Норфолк отпихивает его:
– Отпусти меня! Это судорога. – Герцог не желает признавать возраст.
Он обходит герцогов – позвольте, милорд Суффолк, – обхватывает Томаса Говарда обеими руками сзади и небрежным рывком поднимает на ноги. Его сердце поет.
– Итак, – говорит Мария. – Я слышала, теперь вы хранитель малой королевской печати. А что случилось с Томасом Болейном?
– Король разрешил ему удалиться в Сассекс и жить в мире и покое.
Она презрительно фыркает, трет лоб, – кажется, даже сетка ее раздражает.
– Болейн, в отличие от Томаса Говарда, всегда был любезен с моей матерью. Никогда не оскорблял ее, по крайней мере в глаза. И все-таки он холодный и себялюбивый человек и водит компанию с еретиками. Король милостив.

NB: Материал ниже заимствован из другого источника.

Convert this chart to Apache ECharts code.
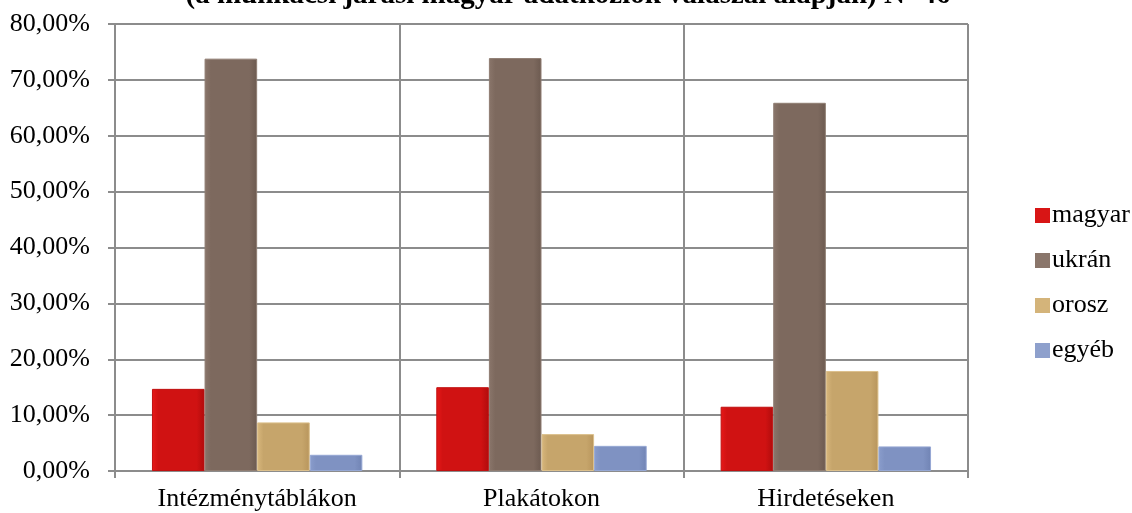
<!DOCTYPE html>
<html>
<head>
<meta charset="utf-8">
<script src="https://cdn.jsdelivr.net/npm/echarts@6/dist/echarts.min.js"></script>
<style>
  html, body { margin: 0; padding: 0; background: #ffffff; }
  #chart { width: 1132px; height: 513px; }
</style>
</head>
<body>
<div id="chart"></div>
<script>
// Categories: where the language appears
const categories = ['Intézménytáblákon', 'Plakátokon', 'Hirdetéseken'];

// Share of answers per language (%)
const magyar = [14.7, 15.0, 11.5];
const ukran  = [73.8, 73.9, 65.9];
const orosz  = [8.7, 6.6, 17.9];
const egyeb  = [2.9, 4.5, 4.4];

const seriesNames = ['magyar', 'ukrán', 'orosz', 'egyéb'];

// Y axis ticks (%)
const yMin = 0;
const yMax = 80;
const yStep = 10;

const titleText = '(a munkácsi járási magyar adatközlők válaszai alapján) N=46';

const serif = '"Liberation Serif", "Times New Roman", serif';
const gridGray = '#8c8c8c';

function barFill(light, mid, dark) {
  return new echarts.graphic.LinearGradient(0, 0, 1, 0, [
    { offset: 0, color: light },
    { offset: 0.12, color: mid },
    { offset: 0.85, color: mid },
    { offset: 1, color: dark }
  ]);
}

const styles = [
  { color: barFill('#e81818', '#d01212', '#b00c0c'), border: '#c01010', legend: '#d81515' },
  { color: barFill('#8a766b', '#7d695e', '#6c5a50'), border: '#8f7d72', legend: '#8a766b' },
  { color: barFill('#d8b77c', '#c6a56b', '#b8955c'), border: '#dcc08c', legend: '#d4b47a' },
  { color: barFill('#8a9dcc', '#7f92c2', '#7184b4'), border: '#96a8d4', legend: '#8ea0cc' }
];

const values = [magyar, ukran, orosz, egyeb];

const chart = echarts.init(document.getElementById('chart'), null, { renderer: 'canvas' });

chart.setOption({
  backgroundColor: '#ffffff',
  animation: false,
  title: {
    text: titleText,
    left: 563,
    textAlign: 'center',
    top: -24,
    textStyle: {
      fontFamily: serif,
      fontWeight: 'bold',
      fontSize: 29,
      color: '#000000'
    }
  },
  legend: {
    orient: 'vertical',
    left: 1030,
    top: 196,
    itemWidth: 15,
    itemHeight: 15,
    itemGap: 16,
    icon: 'rect',
    textStyle: { fontFamily: serif, fontSize: 26, lineHeight: 29, color: '#000000', padding: [0, 0, 0, -3] },
    data: seriesNames.map((n, i) => ({
      name: n,
      itemStyle: { color: styles[i].legend, borderColor: '#ffffff', borderWidth: 0 }
    }))
  },
  grid: {
    left: 115,
    right: 164,
    top: 24,
    bottom: 42,
    containLabel: false
  },
  xAxis: {
    type: 'category',
    data: categories,
    boundaryGap: true,
    axisLine: { show: true, lineStyle: { color: gridGray, width: 2 } },
    axisTick: { show: true, length: 7, lineStyle: { color: gridGray, width: 2 } },
    axisLabel: { fontFamily: serif, fontSize: 26, color: '#000000', margin: 15 },
    splitLine: { show: true, lineStyle: { color: gridGray, width: 2 } }
  },
  yAxis: {
    type: 'value',
    min: yMin,
    max: yMax,
    interval: yStep,
    axisLine: { show: true, lineStyle: { color: gridGray, width: 2 } },
    axisTick: { show: true, length: 7, lineStyle: { color: gridGray, width: 2 } },
    axisLabel: {
      fontFamily: serif,
      fontSize: 26,
      color: '#000000',
      margin: 25,
      formatter: v => v.toFixed(2).replace('.', ',') + '%'
    },
    splitLine: { show: true, lineStyle: { color: gridGray, width: 2 } }
  },
  series: seriesNames.map((name, i) => ({
    name: name,
    type: 'bar',
    data: values[i],
    barGap: '0%',
    barCategoryGap: '26%',
    itemStyle: {
      color: styles[i].color,
      borderColor: styles[i].border,
      borderWidth: 1
    }
  }))
});
</script>
</body>
</html>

– Некоторые говорят, даже слишком.
Это предупреждение. Она не слышит его:
– Вы стали таким влиятельным, лорд Кромвель. Возможно, вы были таким всегда, только мы этого не замечали. Кому ведомы замыслы Господа?
Только не мне, думает он.
– Я велел Кэрью написать вам. Полагаю, он написал?
– Да, сэр Николас дал мне совет.
– Который вас разочаровал.
– Который удивил меня. Видите ли, милорд, я знаю, что он принес присягу, несмотря на то что поддерживал мою мать. Я думаю, все, кто остался в живых, ее принесли.
Не все, думает он. Бесс Даррелл не принесла. Любовница Тома Уайетта.
– Миледи Солсбери подписала, и ее сын лорд Монтегю, лорд Эксетер и все Куртенэ. Покуда была жива Анна Болейн, им приходилось перед нею склоняться. Но я думала, после ее смерти им незачем скрывать свои истинные мысли. Почему не сказать прямо, что отец должен примириться с Римом? Почему не помочь мне вернуть отцовское расположение, а также мои права и титул? Я не знала, что король будет упорствовать в своих заблуждениях, не знала…
Что вокруг столько робких сердец? Столько соглашателей, честолюбцев и трусов?
– Они предоставили отдуваться вам, – говорит он. – А сами по привычке спрятались.
– С тех пор как я получила эти советы от моих друзей – такие отличные от того, что они говорили раньше, – я почувствовала себя очень одинокой, милорд.
Она идет к нему – он успел забыть, какая она неуклюжая, тычется, словно слепая. На низком столике стеклянный графин в серебре. Она замечает его, делает шаг вбок, хватается за столик, он наклоняется, плещется вино – багряная волна заливает белую льняную скатерть.
– Ой! – вскрикивает Мария, хватает графин, тот выскальзывает из ее пальцев…
– Оставьте, – говорит он.
Она в ужасе смотрит себе под ноги, шарахается от осколков:
– Это графин Джона Шелтона. Из Венеции.
– Я пришлю ему другой.
– Я знаю, у вас там друзья. Посол Шапюи мне сказал.
– Я рад, что он сумел объяснить вам опасность вашего положения. Последняя неделя была… – Он качает головой.